Dr. David Stoker board-certified plastic surgeon in Los Angeles. A question our practice frequently receives is, “Are silicone gel breast implants better than saline?” The answer is it depends but usually yes. I certainly prefer the feel of silicone gel implants. We use the latest generation, highly cohesive model we nicknamed the Gummy Bear breast implant. They’re very popular, and probably 95 percent of patients in my practice will choose silicone gel implants based on their feel and longevity. However, saline implants are also useful. I’ve done thousands of them, and they are a good product. They don’t feel quite as natural as silicone gel implants. They are also more predisposed to rippling and deflating more often, which can result in more surgery. Some patients are anxious about silicone in the general concept. Saline implants are filled with the same type of fluid; it’s a component of every cell in our bodies. There’s little concern about the safety of those implants, but I might add that since 1962 so many breast implants have been performed. We have so many generations of implants out there. We’re still seeking more and more knowledge about breast implants; they’re more popular than ever.
Silicone Breast Implants
The main advantage of silicone implants is that they feel more natural than saline implants. Gel implants are less prone to rippling than saline, which makes them particularly advantageous for thin patients. The current generation of silicone implants is cohesive, meaning that the gel is viscous enough that even if the implant ruptures, the gel tends to remain in the same place.
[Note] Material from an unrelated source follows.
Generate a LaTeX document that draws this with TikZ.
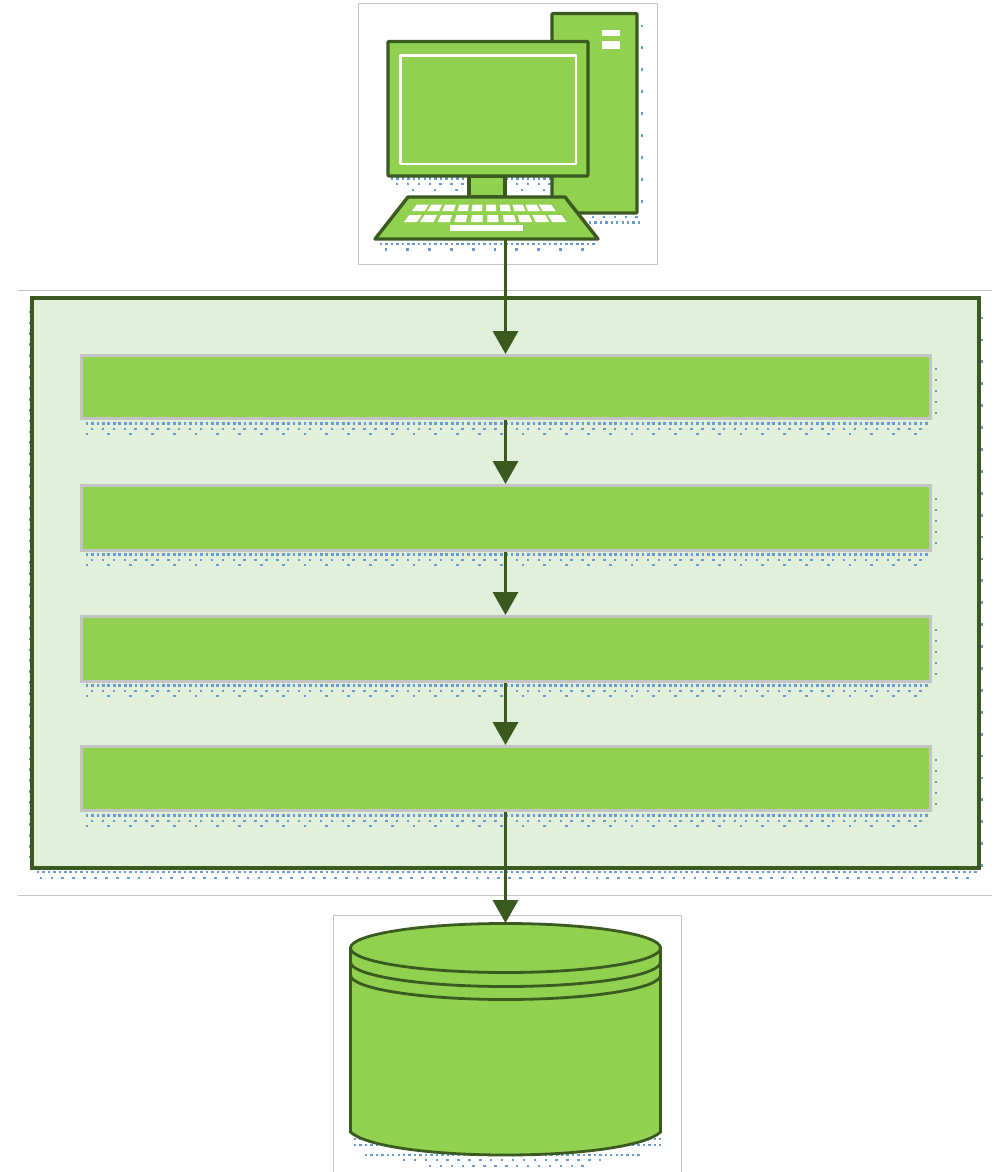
\documentclass[tikz,border=0pt]{standalone}
\usetikzlibrary{arrows.meta}
\definecolor{dk}{HTML}{3A5A20}
\definecolor{gr}{HTML}{92D050}
\definecolor{lt}{HTML}{E2EFDA}
\definecolor{fr}{HTML}{C4C4C4}
\definecolor{dotc}{HTML}{6A9BD0}
\newcommand{\dotrow}[5]{\pgfmathsetmacro\xnext{#1+#4}\foreach \xx in {#1,\xnext,...,#2}{\fill[dotc] (\xx-#5/2,#3-#5/2) rectangle ++(#5,#5);}}
\newcommand{\dotcol}[5]{\pgfmathsetmacro\ynext{#2+#4}\foreach \yy in {#2,\ynext,...,#3}{\fill[dotc] (#1-#5/2,\yy-#5/2) rectangle ++(#5,#5);}}
\newcommand{\bardots}[1]{\dotrow{87}{931}{#1+4.5}{5.45}{2.7}\dotrow{92}{931}{#1+10}{10.9}{2.4}\dotrow{87}{931}{#1+15}{21.8}{2.7}}
\tikzset{
 x=1pt,y=-1pt,
 framebox/.style={draw=fr,line width=0.9pt,fill=white},
 thinrule/.style={draw=fr,line width=0.9pt},
 bigpanel/.style={draw=dk,line width=3.4pt,fill=lt},
 layerbar/.style={draw=fr,line width=3pt,fill=gr,rectangle,minimum width=849pt,inner sep=0pt,outer sep=1.5pt},
 part/.style={draw=dk,line width=3.4pt,fill=gr,line join=round,rounded corners=1pt},
 cyl/.style={draw=dk,line width=2.8pt,fill=gr},
 keycap/.style={fill=white,draw=none},
 flow/.style={draw=dk,line width=3.4pt,-{Triangle[length=23pt,width=25pt]}},
}
\begin{document}
\begin{tikzpicture}
\useasboundingbox (0,0) rectangle (1000,1172);
\fill[white] (0,0) rectangle (1000,1172);
% frames and rules
\draw[framebox] (358.5,3) rectangle (657,264.5);
\draw[framebox] (333.5,915.5) rectangle (681,1173);
\draw[thinrule] (18,290) -- (992,290);
\draw[thinrule] (18,895) -- (992,895);
% computer shadows
\dotcol{642}{26}{205}{21.9}{2.8}
\dotrow{593}{643}{217}{10.9}{2.4}
\dotrow{590}{643}{222.5}{5.45}{2.4}
\dotrow{392}{552}{178.5}{5.45}{2.4}
\dotrow{397}{552}{184}{10.9}{2.4}
\dotrow{413}{552}{190}{21.8}{2.4}
\dotrow{381}{598}{244}{5.45}{2.6}
\dotrow{386}{590}{249.5}{21.8}{2.8}
% computer
\draw[part] (552,13.5) rectangle (637,213);
\fill[white] (602,30) rectangle (620,36);
\fill[white] (602,41.5) rectangle (620,49);
\draw[part,rounded corners=0pt] (469,176) rectangle (505,197);
\draw[part] (388,41.5) rectangle (588,176);
\draw[draw=white,line width=2.4pt,line join=round] (400.5,55.5) rectangle (576,164);
\draw[part,rounded corners=0pt] (408,197) -- (565,197) -- (598,239) -- (375,239) -- cycle;
\foreach \a/\b in {193/230,238/272,281/314,325/355,366/397,408/438,450/480,490/522,530/565,572/610}{
 \fill[keycap] ({350+(\a+(410-\a)*.035)/3},204.5) -- ({350+(\b+(410-\b)*.035)/3},204.5) -- ({350+(\b-(410-\b)*.035)/3},211) -- ({350+(\a-(410-\a)*.035)/3},211) -- cycle;}
\foreach \a/\b in {170/208,217/256,268/303,316/350,364/398,412/445,460/495,506/542,552/592,600/642}{
 \fill[keycap] ({350+(\a+(410-\a)*.035)/3},215) -- ({350+(\b+(410-\b)*.035)/3},215) -- ({350+(\b-(410-\b)*.035)/3},222) -- ({350+(\a-(410-\a)*.035)/3},222) -- cycle;}
\fill[keycap] (450,225) rectangle (523,231);
\coordinate (kb) at (505.5,239);
% container
\dotcol{30}{312}{866}{10.9}{2.8}
\dotcol{982}{318}{866}{21.9}{2.8}
\dotrow{38}{978}{872}{5.45}{2.5}
\dotrow{41}{978}{878}{10.9}{2.7}
\draw[bigpanel] (32,298) rectangle (979,868);
% layers
\bardots{419}
\bardots{550}
\bardots{681}
\bardots{811}
\foreach \yy in {369,380,391,402,413,499,510,521,532,543,630,641,652,663,674,760,771,782,793,804}{\fill[dotc!70!gray] (935.2,\yy-1) rectangle ++(2,2);}
\node[layerbar,minimum height=63pt] (bar1) at (505.5,387) {};
\node[layerbar,minimum height=65pt] (bar2) at (505.5,518) {};
\node[layerbar,minimum height=65pt] (bar3) at (505.5,649) {};
\node[layerbar,minimum height=64pt] (bar4) at (505.5,778.5) {};
% database shadow
\dotrow{355}{662}{1139}{5.45}{2.4}
\dotrow{355}{662}{1145}{5.45}{2.4}
\dotrow{366}{640}{1155}{5.45}{2.4}
\dotrow{404}{604}{1160}{10.9}{2.4}
\dotrow{430}{590}{1166}{10.9}{2.4}
% database
\draw[cyl] (350.5,948) -- (350.5,1132) .. controls (365,1146) and (430,1155) .. (505.5,1155) .. controls (581,1155) and (646,1146) .. (660.5,1132) -- (660.5,948) -- cycle;
\draw[cyl] (505.5,948) ellipse [x radius=155,y radius=24.5];
\draw[cyl,fill=none] (350.5,962) arc [start angle=180,end angle=360,x radius=155,y radius=-24.5];
\draw[cyl,fill=none] (350.5,975) arc [start angle=180,end angle=360,x radius=155,y radius=-24.5];
\coordinate (dbtop) at (505.5,923);
% connectors
\draw[flow] (kb) -- (bar1.north);
\draw[flow] (bar1.south) -- (bar2.north);
\draw[flow] (bar2.south) -- (bar3.north);
\draw[flow] (bar3.south) -- (bar4.north);
\draw[flow] (bar4.south) -- (dbtop);
\end{tikzpicture}
\end{document}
The cohesive gel implants are an important advance in implant technology.
Saline Breast Implants
Saline implants have a long record of safety and are less expensive than silicone gel implants. Because they are placed when they are empty and filled once they are inside the breast pocket, the access incisions may be even smaller. When a saline implant leaks, most of the saline from the implant is rapidly and harmlessly absorbed by the body. The deflation is usually obvious, and the patient returns for removal and replacement of the saline implant. This may be done under local anesthesia if the patient is an appropriate candidate. The primary disadvantage of saline implants is that they don’t look or feel as natural as silicone gel implants. This is a particularly important issue for women who are thin or have decreased elasticity of their skin.